DATA PROVIDED
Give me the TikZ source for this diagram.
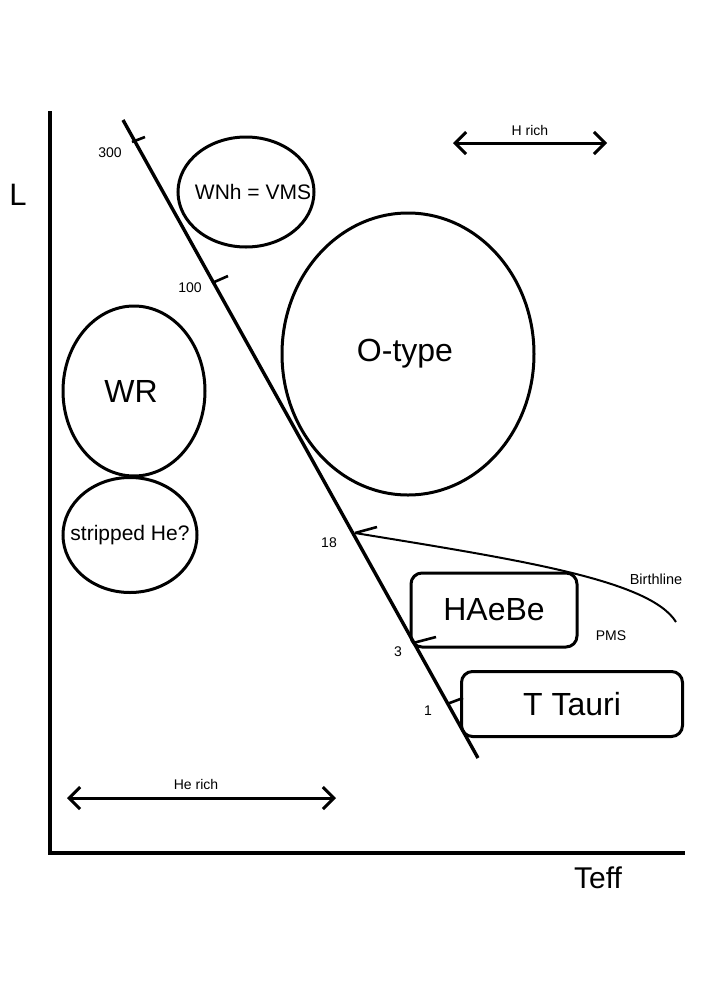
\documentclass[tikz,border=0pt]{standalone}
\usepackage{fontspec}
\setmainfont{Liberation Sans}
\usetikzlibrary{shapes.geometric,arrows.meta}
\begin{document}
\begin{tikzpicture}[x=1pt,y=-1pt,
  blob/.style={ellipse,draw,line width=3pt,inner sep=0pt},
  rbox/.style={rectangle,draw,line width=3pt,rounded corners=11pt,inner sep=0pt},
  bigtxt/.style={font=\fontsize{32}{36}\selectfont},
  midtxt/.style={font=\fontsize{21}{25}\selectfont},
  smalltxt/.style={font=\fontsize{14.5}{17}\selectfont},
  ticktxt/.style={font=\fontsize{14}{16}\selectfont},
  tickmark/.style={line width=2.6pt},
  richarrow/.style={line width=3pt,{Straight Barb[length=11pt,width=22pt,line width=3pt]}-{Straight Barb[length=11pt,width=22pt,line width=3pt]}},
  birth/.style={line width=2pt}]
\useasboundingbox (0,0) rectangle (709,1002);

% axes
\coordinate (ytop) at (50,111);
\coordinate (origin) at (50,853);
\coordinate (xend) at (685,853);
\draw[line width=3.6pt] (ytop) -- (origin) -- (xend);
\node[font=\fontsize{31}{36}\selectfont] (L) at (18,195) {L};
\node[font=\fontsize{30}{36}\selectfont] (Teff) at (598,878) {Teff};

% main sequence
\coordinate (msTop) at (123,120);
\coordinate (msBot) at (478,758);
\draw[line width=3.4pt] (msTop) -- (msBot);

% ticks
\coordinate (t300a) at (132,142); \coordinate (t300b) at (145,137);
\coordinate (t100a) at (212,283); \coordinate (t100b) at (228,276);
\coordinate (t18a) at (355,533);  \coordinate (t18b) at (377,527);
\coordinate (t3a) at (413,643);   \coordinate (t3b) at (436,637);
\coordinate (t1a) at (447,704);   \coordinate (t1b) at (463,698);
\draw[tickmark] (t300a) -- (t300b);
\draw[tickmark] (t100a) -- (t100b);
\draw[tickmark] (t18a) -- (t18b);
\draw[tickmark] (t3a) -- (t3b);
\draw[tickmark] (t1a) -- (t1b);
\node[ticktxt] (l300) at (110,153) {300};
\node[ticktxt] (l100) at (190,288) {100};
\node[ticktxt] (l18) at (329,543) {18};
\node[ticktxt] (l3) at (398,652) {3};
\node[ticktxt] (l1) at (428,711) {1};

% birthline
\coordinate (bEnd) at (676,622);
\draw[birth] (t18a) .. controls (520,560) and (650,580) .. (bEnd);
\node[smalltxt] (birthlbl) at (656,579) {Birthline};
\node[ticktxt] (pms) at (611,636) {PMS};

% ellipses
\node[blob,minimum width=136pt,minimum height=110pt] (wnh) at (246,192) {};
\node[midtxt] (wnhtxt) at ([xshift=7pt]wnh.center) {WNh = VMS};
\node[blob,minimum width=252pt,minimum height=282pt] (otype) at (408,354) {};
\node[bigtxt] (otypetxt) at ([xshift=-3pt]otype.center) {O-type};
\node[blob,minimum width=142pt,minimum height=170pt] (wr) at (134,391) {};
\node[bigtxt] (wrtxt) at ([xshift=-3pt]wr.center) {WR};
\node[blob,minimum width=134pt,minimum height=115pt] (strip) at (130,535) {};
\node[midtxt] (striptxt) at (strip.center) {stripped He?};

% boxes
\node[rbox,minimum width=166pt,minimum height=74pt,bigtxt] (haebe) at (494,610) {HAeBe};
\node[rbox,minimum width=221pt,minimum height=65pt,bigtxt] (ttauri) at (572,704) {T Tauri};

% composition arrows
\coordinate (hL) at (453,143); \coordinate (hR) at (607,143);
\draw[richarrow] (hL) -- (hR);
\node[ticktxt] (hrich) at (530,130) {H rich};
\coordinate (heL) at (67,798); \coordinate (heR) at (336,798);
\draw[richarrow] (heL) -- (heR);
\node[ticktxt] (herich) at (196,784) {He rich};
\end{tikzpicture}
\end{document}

INSTRUCTION
Repeat the data above exactly, but not the pictures.

ANSWER TO THE TASK
Give me the TikZ source for this diagram.
\documentclass[tikz,border=0pt]{standalone}
\usepackage{fontspec}
\setmainfont{Liberation Sans}
\usetikzlibrary{shapes.geometric,arrows.meta}
\begin{document}
\begin{tikzpicture}[x=1pt,y=-1pt,
  blob/.style={ellipse,draw,line width=3pt,inner sep=0pt},
  rbox/.style={rectangle,draw,line width=3pt,rounded corners=11pt,inner sep=0pt},
  bigtxt/.style={font=\fontsize{32}{36}\selectfont},
  midtxt/.style={font=\fontsize{21}{25}\selectfont},
  smalltxt/.style={font=\fontsize{14.5}{17}\selectfont},
  ticktxt/.style={font=\fontsize{14}{16}\selectfont},
  tickmark/.style={line width=2.6pt},
  richarrow/.style={line width=3pt,{Straight Barb[length=11pt,width=22pt,line width=3pt]}-{Straight Barb[length=11pt,width=22pt,line width=3pt]}},
  birth/.style={line width=2pt}]
\useasboundingbox (0,0) rectangle (709,1002);

% axes
\coordinate (ytop) at (50,111);
\coordinate (origin) at (50,853);
\coordinate (xend) at (685,853);
\draw[line width=3.6pt] (ytop) -- (origin) -- (xend);
\node[font=\fontsize{31}{36}\selectfont] (L) at (18,195) {L};
\node[font=\fontsize{30}{36}\selectfont] (Teff) at (598,878) {Teff};

% main sequence
\coordinate (msTop) at (123,120);
\coordinate (msBot) at (478,758);
\draw[line width=3.4pt] (msTop) -- (msBot);

% ticks
\coordinate (t300a) at (132,142); \coordinate (t300b) at (145,137);
\coordinate (t100a) at (212,283); \coordinate (t100b) at (228,276);
\coordinate (t18a) at (355,533);  \coordinate (t18b) at (377,527);
\coordinate (t3a) at (413,643);   \coordinate (t3b) at (436,637);
\coordinate (t1a) at (447,704);   \coordinate (t1b) at (463,698);
\draw[tickmark] (t300a) -- (t300b);
\draw[tickmark] (t100a) -- (t100b);
\draw[tickmark] (t18a) -- (t18b);
\draw[tickmark] (t3a) -- (t3b);
\draw[tickmark] (t1a) -- (t1b);
\node[ticktxt] (l300) at (110,153) {300};
\node[ticktxt] (l100) at (190,288) {100};
\node[ticktxt] (l18) at (329,543) {18};
\node[ticktxt] (l3) at (398,652) {3};
\node[ticktxt] (l1) at (428,711) {1};

% birthline
\coordinate (bEnd) at (676,622);
\draw[birth] (t18a) .. controls (520,560) and (650,580) .. (bEnd);
\node[smalltxt] (birthlbl) at (656,579) {Birthline};
\node[ticktxt] (pms) at (611,636) {PMS};

% ellipses
\node[blob,minimum width=136pt,minimum height=110pt] (wnh) at (246,192) {};
\node[midtxt] (wnhtxt) at ([xshift=7pt]wnh.center) {WNh = VMS};
\node[blob,minimum width=252pt,minimum height=282pt] (otype) at (408,354) {};
\node[bigtxt] (otypetxt) at ([xshift=-3pt]otype.center) {O-type};
\node[blob,minimum width=142pt,minimum height=170pt] (wr) at (134,391) {};
\node[bigtxt] (wrtxt) at ([xshift=-3pt]wr.center) {WR};
\node[blob,minimum width=134pt,minimum height=115pt] (strip) at (130,535) {};
\node[midtxt] (striptxt) at (strip.center) {stripped He?};

% boxes
\node[rbox,minimum width=166pt,minimum height=74pt,bigtxt] (haebe) at (494,610) {HAeBe};
\node[rbox,minimum width=221pt,minimum height=65pt,bigtxt] (ttauri) at (572,704) {T Tauri};

% composition arrows
\coordinate (hL) at (453,143); \coordinate (hR) at (607,143);
\draw[richarrow] (hL) -- (hR);
\node[ticktxt] (hrich) at (530,130) {H rich};
\coordinate (heL) at (67,798); \coordinate (heR) at (336,798);
\draw[richarrow] (heL) -- (heR);
\node[ticktxt] (herich) at (196,784) {He rich};
\end{tikzpicture}
\end{document}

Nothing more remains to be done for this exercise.